- **TASK OBJECTIVE**
Reproduce the lines exactly, beginning with the line that has "Clone this chart in React, TypeScript" and ending with the line that has "import * as". Images are left out.

- **DATA SHOWN**
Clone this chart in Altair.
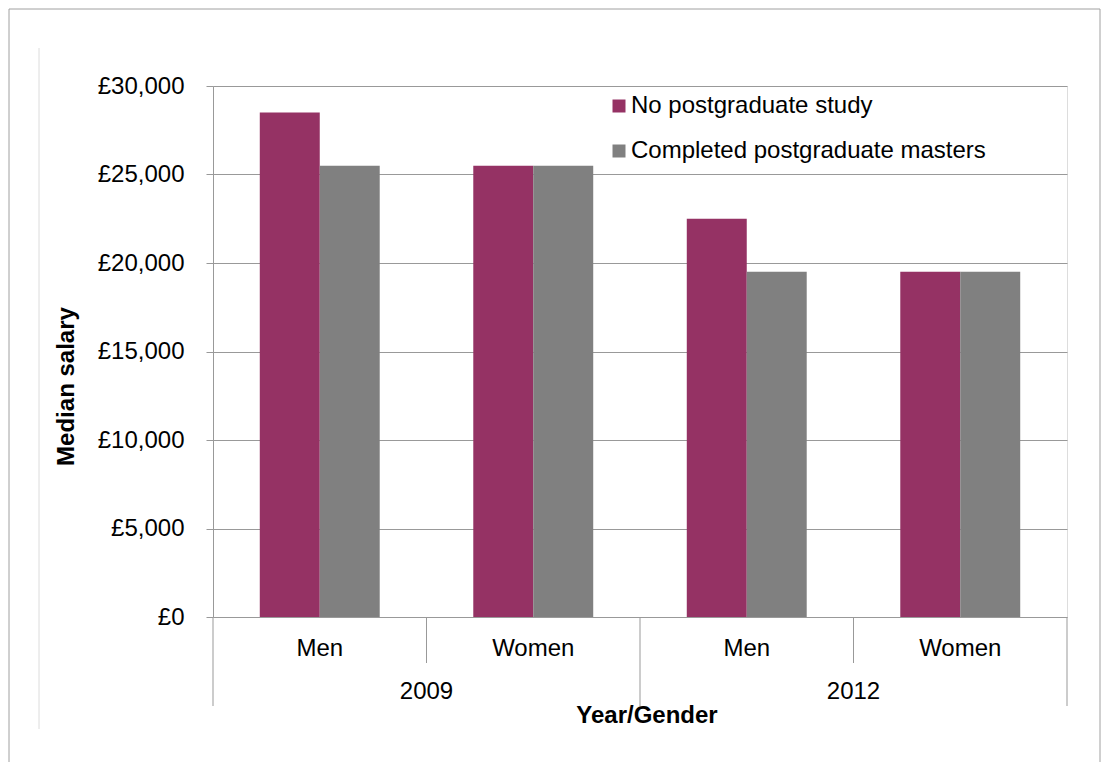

---

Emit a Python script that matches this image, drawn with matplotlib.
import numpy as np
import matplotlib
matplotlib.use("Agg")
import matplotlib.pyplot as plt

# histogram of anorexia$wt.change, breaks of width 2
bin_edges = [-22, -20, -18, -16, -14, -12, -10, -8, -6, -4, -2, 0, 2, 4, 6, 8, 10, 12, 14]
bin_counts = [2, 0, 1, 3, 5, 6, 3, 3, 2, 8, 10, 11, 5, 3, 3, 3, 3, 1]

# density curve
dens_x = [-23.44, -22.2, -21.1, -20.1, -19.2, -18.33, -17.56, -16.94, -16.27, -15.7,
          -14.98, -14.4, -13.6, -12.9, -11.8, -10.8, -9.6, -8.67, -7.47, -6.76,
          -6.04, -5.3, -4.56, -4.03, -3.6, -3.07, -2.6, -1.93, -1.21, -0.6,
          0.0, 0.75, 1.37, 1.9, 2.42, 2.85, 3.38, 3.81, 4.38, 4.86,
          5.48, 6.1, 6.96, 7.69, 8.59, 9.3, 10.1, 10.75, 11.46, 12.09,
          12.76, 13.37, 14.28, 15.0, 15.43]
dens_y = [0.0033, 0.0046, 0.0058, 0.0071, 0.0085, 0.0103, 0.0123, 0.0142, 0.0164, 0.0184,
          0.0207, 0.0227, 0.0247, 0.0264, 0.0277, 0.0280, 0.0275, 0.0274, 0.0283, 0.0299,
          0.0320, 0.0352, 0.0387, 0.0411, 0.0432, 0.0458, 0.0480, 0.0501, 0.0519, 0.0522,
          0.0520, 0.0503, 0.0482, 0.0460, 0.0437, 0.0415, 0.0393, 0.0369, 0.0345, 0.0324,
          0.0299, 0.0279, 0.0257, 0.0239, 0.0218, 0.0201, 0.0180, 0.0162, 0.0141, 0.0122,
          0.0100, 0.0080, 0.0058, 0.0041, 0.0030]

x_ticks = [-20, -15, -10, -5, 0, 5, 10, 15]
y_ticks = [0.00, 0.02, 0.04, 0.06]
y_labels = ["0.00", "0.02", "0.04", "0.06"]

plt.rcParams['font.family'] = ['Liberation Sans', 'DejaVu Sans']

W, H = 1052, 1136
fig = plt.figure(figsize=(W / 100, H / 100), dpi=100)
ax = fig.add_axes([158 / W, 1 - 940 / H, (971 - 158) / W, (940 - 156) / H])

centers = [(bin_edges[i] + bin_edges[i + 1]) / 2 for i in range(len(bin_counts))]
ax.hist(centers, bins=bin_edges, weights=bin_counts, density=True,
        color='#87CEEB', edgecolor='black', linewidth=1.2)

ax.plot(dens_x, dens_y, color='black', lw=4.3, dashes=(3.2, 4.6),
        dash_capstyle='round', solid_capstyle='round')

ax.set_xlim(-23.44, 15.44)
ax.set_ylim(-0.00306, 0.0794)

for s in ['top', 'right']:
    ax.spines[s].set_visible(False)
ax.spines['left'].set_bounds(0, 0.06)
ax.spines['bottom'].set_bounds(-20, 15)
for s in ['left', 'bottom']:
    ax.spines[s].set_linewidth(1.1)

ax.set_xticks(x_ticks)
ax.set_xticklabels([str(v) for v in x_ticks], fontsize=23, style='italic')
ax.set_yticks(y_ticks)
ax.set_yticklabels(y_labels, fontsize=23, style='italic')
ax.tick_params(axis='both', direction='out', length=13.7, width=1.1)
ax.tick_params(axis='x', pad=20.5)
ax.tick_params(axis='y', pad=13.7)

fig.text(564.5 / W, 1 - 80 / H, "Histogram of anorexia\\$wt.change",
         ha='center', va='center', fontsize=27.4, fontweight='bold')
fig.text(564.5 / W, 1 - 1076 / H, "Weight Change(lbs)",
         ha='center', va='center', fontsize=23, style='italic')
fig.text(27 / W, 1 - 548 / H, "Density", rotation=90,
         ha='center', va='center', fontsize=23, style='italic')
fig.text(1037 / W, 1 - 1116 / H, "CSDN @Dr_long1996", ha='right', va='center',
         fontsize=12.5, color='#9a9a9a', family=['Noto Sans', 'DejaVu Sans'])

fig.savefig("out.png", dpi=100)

...

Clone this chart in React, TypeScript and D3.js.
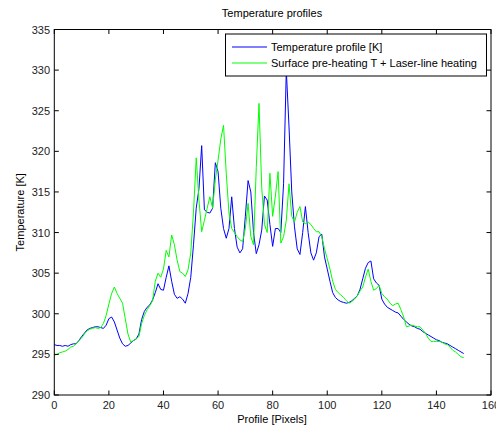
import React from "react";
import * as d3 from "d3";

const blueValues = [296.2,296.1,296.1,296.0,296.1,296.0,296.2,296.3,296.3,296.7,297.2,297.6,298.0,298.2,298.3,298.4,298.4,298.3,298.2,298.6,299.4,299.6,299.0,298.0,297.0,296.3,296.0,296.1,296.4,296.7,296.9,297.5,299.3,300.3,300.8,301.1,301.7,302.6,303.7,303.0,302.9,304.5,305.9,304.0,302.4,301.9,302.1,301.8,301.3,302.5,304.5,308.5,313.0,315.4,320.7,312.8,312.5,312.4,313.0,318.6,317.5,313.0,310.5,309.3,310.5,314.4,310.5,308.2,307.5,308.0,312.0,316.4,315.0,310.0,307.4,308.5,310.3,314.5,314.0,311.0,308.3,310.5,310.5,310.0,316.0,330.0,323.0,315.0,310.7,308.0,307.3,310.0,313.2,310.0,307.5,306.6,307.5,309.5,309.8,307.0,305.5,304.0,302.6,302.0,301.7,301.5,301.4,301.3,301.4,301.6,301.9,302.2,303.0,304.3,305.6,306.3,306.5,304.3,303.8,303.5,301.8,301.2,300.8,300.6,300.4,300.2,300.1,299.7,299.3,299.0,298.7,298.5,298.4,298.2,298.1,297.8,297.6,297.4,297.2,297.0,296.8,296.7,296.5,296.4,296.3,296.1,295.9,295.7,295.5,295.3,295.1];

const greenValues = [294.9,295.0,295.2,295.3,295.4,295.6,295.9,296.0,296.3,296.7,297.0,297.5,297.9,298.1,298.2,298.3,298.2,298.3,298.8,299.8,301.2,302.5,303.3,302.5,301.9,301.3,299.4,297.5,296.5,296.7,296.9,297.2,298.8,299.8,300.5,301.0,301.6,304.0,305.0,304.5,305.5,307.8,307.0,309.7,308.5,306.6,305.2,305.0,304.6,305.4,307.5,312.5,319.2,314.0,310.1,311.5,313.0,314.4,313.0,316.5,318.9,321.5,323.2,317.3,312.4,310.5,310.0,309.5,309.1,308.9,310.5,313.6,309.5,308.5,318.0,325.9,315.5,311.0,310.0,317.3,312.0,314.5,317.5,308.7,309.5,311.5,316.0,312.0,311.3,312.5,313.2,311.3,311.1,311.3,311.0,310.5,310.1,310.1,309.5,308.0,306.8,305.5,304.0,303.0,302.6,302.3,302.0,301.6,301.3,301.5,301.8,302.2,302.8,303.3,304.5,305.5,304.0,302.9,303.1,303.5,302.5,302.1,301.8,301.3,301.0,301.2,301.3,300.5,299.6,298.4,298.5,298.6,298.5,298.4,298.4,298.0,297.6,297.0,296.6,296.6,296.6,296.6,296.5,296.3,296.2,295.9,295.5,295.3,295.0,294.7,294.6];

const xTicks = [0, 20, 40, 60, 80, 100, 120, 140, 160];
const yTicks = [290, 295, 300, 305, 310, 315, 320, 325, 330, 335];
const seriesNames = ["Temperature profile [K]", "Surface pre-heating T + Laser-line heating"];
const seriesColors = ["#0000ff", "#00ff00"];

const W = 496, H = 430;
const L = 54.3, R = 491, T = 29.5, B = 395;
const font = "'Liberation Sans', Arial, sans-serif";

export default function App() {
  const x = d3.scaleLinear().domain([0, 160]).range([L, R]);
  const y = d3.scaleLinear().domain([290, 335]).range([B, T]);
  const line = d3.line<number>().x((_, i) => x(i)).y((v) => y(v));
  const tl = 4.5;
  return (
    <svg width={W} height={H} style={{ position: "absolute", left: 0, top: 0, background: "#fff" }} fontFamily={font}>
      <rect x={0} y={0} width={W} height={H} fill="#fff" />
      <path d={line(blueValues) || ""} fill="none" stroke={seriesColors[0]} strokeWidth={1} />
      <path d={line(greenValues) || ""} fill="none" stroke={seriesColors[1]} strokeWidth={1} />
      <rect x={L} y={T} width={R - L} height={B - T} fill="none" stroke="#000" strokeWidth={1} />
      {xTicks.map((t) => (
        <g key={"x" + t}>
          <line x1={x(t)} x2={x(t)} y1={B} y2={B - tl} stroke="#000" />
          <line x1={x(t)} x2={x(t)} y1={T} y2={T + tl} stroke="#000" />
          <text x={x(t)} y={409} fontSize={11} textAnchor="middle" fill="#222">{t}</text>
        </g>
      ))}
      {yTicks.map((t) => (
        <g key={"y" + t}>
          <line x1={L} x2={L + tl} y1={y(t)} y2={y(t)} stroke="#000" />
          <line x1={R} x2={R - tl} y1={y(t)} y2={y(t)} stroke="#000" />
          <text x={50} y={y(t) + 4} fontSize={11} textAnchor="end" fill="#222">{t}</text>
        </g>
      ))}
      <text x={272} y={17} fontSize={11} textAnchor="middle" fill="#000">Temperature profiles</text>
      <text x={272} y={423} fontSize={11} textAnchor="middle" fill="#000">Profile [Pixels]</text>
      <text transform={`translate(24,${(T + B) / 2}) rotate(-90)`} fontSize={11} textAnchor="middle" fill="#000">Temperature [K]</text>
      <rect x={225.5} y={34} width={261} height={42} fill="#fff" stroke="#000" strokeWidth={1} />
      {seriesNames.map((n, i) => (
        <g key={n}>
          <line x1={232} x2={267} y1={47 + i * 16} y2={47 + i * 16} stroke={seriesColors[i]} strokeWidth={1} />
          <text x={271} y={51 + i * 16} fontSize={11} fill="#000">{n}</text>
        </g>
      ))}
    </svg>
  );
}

- **THE REPLY**
Clone this chart in React, TypeScript and D3.js.
import React from "react";
import * as d3 from "d3";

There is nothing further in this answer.